Set exercise: Pull out every line of the listing below where "this" appears.
--- begin Given data ---
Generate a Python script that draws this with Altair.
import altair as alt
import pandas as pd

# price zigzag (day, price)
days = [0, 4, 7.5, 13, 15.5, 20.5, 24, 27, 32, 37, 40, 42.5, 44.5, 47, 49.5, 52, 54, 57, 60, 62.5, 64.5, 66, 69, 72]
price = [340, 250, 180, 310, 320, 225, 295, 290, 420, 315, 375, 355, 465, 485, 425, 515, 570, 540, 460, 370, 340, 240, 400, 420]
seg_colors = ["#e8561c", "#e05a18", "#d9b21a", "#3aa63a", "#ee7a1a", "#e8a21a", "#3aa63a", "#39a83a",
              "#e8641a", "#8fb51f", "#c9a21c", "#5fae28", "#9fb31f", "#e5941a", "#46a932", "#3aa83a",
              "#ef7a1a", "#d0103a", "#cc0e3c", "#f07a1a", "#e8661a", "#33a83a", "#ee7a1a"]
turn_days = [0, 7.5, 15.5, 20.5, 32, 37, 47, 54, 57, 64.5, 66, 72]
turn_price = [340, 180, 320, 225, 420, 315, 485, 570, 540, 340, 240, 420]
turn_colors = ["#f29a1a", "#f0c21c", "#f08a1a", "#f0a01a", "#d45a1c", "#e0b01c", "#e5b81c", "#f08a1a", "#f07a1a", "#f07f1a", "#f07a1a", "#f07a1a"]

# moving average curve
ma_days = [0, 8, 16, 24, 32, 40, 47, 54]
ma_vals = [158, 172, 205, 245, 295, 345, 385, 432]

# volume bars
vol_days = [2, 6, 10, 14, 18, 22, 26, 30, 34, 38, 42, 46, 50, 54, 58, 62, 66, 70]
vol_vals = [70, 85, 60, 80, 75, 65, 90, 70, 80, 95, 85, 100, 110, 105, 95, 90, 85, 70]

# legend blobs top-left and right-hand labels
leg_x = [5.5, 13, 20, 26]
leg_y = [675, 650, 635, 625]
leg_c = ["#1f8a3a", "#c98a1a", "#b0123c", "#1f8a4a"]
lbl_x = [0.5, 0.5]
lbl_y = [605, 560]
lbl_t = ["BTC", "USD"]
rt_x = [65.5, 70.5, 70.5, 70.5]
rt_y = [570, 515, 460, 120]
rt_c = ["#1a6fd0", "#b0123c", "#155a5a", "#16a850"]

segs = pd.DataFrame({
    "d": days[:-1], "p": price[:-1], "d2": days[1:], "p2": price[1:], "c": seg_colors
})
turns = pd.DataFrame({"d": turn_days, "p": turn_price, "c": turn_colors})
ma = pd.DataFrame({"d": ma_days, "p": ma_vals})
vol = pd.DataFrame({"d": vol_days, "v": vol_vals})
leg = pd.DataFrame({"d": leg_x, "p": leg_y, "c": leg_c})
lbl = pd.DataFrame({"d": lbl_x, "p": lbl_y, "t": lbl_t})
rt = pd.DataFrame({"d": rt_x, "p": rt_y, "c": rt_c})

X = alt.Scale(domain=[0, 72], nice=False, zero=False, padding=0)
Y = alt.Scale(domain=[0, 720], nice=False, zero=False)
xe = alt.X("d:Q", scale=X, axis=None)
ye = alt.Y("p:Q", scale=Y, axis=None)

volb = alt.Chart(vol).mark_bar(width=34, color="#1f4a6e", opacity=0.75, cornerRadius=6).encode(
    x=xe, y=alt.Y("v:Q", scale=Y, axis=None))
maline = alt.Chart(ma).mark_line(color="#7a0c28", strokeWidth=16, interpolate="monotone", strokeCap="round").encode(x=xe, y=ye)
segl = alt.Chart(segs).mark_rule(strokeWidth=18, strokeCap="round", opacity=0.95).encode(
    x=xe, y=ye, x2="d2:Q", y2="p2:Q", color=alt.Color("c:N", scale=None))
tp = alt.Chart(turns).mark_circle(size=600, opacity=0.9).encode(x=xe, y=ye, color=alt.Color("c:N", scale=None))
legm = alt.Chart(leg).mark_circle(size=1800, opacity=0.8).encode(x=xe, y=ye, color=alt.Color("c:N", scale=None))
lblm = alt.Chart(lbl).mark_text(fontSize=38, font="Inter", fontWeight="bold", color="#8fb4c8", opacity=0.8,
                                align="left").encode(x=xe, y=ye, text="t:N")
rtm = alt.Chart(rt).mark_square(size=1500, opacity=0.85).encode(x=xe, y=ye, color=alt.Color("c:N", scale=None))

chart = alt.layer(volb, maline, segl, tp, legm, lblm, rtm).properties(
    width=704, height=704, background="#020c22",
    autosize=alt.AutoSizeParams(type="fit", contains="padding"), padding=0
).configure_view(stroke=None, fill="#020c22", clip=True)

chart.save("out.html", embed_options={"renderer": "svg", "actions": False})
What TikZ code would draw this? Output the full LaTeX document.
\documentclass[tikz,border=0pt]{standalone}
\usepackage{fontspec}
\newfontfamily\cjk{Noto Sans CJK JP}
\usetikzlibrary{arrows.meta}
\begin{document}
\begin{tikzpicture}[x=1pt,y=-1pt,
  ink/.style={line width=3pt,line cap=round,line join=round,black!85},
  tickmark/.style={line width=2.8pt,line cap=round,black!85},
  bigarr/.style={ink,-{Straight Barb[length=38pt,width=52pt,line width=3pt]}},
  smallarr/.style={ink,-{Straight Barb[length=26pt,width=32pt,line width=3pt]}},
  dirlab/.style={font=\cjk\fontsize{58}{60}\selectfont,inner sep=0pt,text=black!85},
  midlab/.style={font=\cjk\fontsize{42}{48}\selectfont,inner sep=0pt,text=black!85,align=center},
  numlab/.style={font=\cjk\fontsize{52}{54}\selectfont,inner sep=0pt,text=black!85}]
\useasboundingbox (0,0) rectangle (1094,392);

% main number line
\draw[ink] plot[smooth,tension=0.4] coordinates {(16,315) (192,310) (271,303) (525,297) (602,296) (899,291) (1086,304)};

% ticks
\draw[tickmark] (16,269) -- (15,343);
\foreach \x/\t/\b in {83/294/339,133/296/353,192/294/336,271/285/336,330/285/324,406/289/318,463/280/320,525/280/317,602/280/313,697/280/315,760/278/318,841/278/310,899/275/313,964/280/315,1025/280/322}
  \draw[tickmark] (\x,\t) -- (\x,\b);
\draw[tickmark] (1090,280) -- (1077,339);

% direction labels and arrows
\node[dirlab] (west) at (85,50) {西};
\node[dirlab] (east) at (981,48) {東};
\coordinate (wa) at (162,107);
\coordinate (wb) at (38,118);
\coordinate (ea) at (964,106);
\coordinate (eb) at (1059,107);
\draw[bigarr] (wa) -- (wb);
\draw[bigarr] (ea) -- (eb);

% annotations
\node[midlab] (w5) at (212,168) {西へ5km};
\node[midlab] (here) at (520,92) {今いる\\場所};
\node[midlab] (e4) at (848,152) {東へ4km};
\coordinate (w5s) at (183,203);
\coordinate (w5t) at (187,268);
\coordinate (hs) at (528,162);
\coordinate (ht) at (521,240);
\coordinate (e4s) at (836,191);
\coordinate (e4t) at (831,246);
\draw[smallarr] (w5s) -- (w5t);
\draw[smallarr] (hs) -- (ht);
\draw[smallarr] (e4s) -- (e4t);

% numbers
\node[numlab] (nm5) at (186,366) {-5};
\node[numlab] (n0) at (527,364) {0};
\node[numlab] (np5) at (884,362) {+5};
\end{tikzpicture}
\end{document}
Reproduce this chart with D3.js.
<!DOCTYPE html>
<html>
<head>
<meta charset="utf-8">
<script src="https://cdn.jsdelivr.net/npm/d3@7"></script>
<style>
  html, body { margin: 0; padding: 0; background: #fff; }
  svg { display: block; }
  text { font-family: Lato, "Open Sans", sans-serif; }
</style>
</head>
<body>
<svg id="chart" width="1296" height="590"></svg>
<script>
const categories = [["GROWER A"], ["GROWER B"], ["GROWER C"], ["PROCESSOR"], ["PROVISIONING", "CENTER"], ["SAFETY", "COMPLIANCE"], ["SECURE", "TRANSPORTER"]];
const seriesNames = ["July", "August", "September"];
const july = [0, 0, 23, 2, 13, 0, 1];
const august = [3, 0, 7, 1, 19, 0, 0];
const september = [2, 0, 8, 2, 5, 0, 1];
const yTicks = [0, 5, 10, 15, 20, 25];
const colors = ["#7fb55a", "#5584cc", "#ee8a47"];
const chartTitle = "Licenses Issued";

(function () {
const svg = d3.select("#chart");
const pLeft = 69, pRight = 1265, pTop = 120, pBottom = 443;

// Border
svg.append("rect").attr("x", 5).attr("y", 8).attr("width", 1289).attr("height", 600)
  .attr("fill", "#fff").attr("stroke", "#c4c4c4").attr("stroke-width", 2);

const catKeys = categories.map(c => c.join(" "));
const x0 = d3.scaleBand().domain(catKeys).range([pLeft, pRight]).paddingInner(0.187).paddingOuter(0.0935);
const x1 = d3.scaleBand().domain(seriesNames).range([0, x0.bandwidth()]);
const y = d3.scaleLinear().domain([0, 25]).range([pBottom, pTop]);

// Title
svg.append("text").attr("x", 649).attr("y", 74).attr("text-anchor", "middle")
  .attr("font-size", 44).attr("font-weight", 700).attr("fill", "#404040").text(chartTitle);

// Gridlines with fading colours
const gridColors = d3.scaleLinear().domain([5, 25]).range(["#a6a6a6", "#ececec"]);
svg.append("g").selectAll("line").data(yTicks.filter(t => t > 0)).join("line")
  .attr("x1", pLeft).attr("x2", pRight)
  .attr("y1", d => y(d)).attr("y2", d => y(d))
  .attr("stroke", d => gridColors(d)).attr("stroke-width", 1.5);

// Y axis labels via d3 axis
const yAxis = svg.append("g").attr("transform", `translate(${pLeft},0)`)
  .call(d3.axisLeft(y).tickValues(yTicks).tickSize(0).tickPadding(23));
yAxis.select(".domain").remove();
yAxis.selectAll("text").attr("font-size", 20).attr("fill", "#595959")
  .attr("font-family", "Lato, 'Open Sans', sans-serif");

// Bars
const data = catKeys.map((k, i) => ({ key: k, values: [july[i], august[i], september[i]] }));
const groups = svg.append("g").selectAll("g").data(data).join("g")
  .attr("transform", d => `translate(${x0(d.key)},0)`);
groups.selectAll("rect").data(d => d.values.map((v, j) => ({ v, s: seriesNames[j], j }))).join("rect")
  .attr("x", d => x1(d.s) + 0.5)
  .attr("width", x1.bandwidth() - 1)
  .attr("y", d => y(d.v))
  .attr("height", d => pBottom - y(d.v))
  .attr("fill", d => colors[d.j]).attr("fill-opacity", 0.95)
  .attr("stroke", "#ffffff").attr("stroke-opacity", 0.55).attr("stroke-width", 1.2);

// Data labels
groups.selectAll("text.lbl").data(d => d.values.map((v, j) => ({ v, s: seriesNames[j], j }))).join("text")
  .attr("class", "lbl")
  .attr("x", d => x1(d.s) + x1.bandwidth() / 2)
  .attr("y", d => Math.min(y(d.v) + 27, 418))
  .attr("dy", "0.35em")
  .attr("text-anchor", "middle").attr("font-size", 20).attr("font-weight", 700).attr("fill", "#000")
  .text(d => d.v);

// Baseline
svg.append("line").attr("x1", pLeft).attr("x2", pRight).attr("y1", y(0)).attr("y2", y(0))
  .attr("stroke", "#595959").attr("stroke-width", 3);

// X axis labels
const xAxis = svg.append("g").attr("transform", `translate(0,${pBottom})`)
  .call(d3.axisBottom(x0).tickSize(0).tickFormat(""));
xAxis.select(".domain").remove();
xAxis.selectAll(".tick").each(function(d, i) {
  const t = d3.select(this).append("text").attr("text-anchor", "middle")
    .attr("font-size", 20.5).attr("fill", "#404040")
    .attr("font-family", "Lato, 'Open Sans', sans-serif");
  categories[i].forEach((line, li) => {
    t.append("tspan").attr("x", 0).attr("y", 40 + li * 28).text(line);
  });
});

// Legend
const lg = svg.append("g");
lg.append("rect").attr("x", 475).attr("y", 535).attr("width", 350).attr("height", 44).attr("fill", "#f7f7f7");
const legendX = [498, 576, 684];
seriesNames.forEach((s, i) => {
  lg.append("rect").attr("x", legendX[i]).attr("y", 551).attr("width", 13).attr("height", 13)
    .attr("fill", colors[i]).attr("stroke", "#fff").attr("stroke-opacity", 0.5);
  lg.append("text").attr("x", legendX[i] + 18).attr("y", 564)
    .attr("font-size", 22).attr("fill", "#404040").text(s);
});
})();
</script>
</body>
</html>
--- end Given data ---
Reply:
Generate a Python script that draws this with Altair.
What TikZ code would draw this? Output the full LaTeX document.
Reproduce this chart with D3.js.
  const t = d3.select(this).append("text").attr("text-anchor", "middle")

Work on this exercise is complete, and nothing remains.